A vehicle-based game drive at a quality camp in a private conservancy is the right starting point for most first-time travellers. It delivers the best combination of wildlife access, guide interaction, and physical comfort without the additional demands of walking safaris or the logistical complexity of mobile camps. Walking or water-based elements can be added once the basic safari rhythm is established, and many camps offer both formats within the same stay.
Yes, with the right destination and camp selection. Vehicle-based safaris require very little physical exertion and can be adapted for guests with significant mobility limitations. Permanent lodges are generally better suited than tented camps for accessibility requirements. South Africa in particular offers world-class game viewing with excellent infrastructure, easy road access, and properties specifically designed to accommodate guests with physical limitations comfortably.
Be honest about what you want from the experience and ask questions without self-consciousness. Tell your guide on the first drive whether you are more interested in predators, birds, smaller species, or behaviour over sightings. Trust their judgement completely in the field and follow their instructions immediately. The guides at serious safari camps are among the most qualified field professionals in the world, and the guests who treat them as the authority they are consistently have the best experiences.
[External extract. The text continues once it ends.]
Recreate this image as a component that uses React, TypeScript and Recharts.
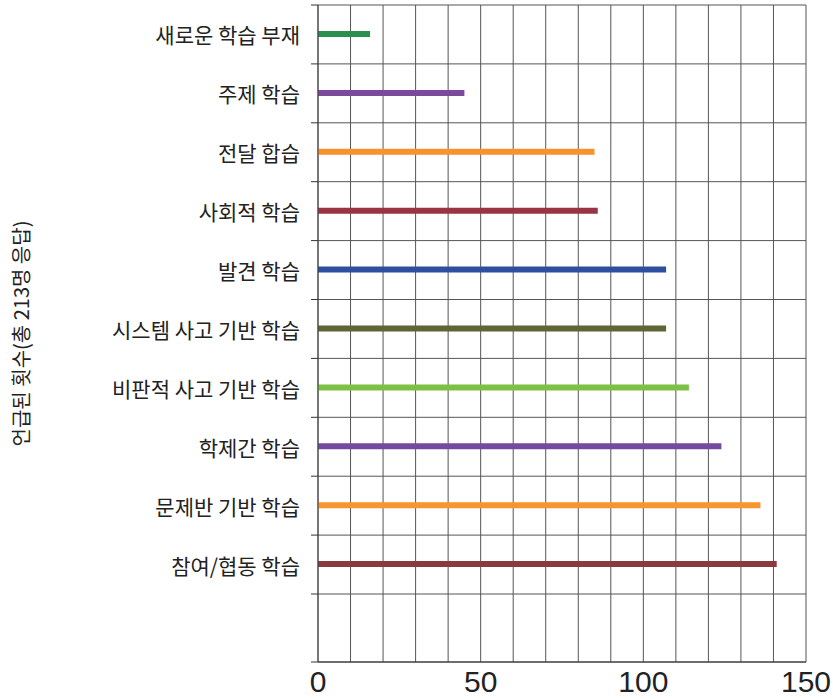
import { BarChart, Bar, Cell, XAxis, YAxis, CartesianGrid, Label } from 'recharts'

// categories, top to bottom
const CATEGORIES = [
  '새로운 학습 부재',
  '주제 학습',
  '전달 합습',
  '사회적 학습',
  '발견 학습',
  '시스템 사고 기반 학습',
  '비판적 사고 기반 학습',
  '학제간 학습',
  '문제반 기반 학습',
  '참여/협동 학습',
]
const COUNTS = [16, 45, 85, 86, 107, 107, 114, 124, 136, 141]
const BAR_COLORS = [
  '#2a8f4e', '#7d4a9b', '#f7922e', '#983443', '#2e4fa0',
  '#5f6535', '#7cc145', '#744a9e', '#f7952f', '#8a3a3d',
]
const X_TICKS = [0, 10, 20, 30, 40, 50, 60, 70, 80, 90, 100, 110, 120, 130, 140, 150]
const X_LABELED = [0, 50, 100, 150]
const Y_TITLE = '언급된 횟수(총 213명 응답)'

const W = 833
const H = 699
const TOP = 5
const RIGHT = 27
const X_AXIS_H = 37
const Y_AXIS_W = 318
const PAD_BOTTOM = 68

const KR_FONT = '"Noto Sans CJK KR", "Noto Sans", sans-serif'

const chartData = CATEGORIES.map((name, i) => ({ name, value: COUNTS[i] }))

const plotH = H - TOP - X_AXIS_H
const band = (plotH - PAD_BOTTOM) / CATEGORIES.length

function rowLines({ offset }: any) {
  const out: number[] = []
  for (let k = 0; k <= CATEGORIES.length; k++) out.push(offset.top + k * band)
  out.push(offset.top + offset.height)
  return out
}

function CategoryTick(props: any) {
  const { y, payload, index } = props
  const last = index === CATEGORIES.length - 1
  const x0 = Y_AXIS_W - 7
  return (
    <g>
      <text
        x={Y_AXIS_W - 18}
        y={y}
        textAnchor="end"
        dominantBaseline="central"
        fontSize={21}
        fill="#222"
        fontFamily={KR_FONT}
      >
        {payload.value}
      </text>
      <line x1={x0} x2={Y_AXIS_W} y1={y - band / 2} y2={y - band / 2} stroke="#333" />
      {last && (
        <>
          <line x1={x0} x2={Y_AXIS_W} y1={y + band / 2} y2={y + band / 2} stroke="#333" />
          <line x1={x0} x2={Y_AXIS_W} y1={y + band / 2 + PAD_BOTTOM} y2={y + band / 2 + PAD_BOTTOM} stroke="#333" />
        </>
      )}
    </g>
  )
}

export default function App() {
  return (
    <div style={{ position: 'absolute', left: 0, top: 0, background: '#fff' }}>
      <BarChart
        width={W}
        height={H}
        data={chartData}
        layout="vertical"
        margin={{ top: TOP, right: RIGHT, bottom: 0, left: 0 }}
        barSize={6}
      >
        <CartesianGrid
          stroke="#555"
          horizontalCoordinatesGenerator={rowLines}
        />
        <XAxis
          type="number"
          domain={[0, 150]}
          ticks={X_TICKS}
          interval={0}
          height={X_AXIS_H}
          tickLine={false}
          axisLine={{ stroke: '#333' }}
          tickMargin={3}
          tickFormatter={(v: number) => (X_LABELED.includes(v) ? String(v) : '')}
          tick={{ fontSize: 30, fill: '#222', fontFamily: '"Liberation Sans", Arial, sans-serif' }}
        />
        <YAxis
          type="category"
          dataKey="name"
          width={Y_AXIS_W}
          interval={0}
          padding={{ top: 0, bottom: PAD_BOTTOM }}
          tickLine={false}
          axisLine={{ stroke: '#444' }}
          tick={<CategoryTick />}
        >
          <Label
            value={Y_TITLE}
            angle={-90}
            position="insideLeft"
            offset={22}
            style={{ textAnchor: 'middle', fontSize: 20, fill: '#222', fontFamily: KR_FONT }}
          />
        </YAxis>
        <Bar dataKey="value" isAnimationActive={false}>
          {chartData.map((_, i) => (
            <Cell key={i} fill={BAR_COLORS[i]} />
          ))}
        </Bar>
      </BarChart>
    </div>
  )
}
Rest. Genuinely. Two long game drives a day in an open vehicle in an unfamiliar landscape is more stimulating than most people anticipate, and the tiredness that builds by midday is real. Sleep if you can, sit quietly with the sounds of the bush, or read. First-time safari travellers who fill the midday hours with activity out of habit almost always wish by day three that they had rested more. The afternoon drive produces more when you have genuinely recovered from the morning.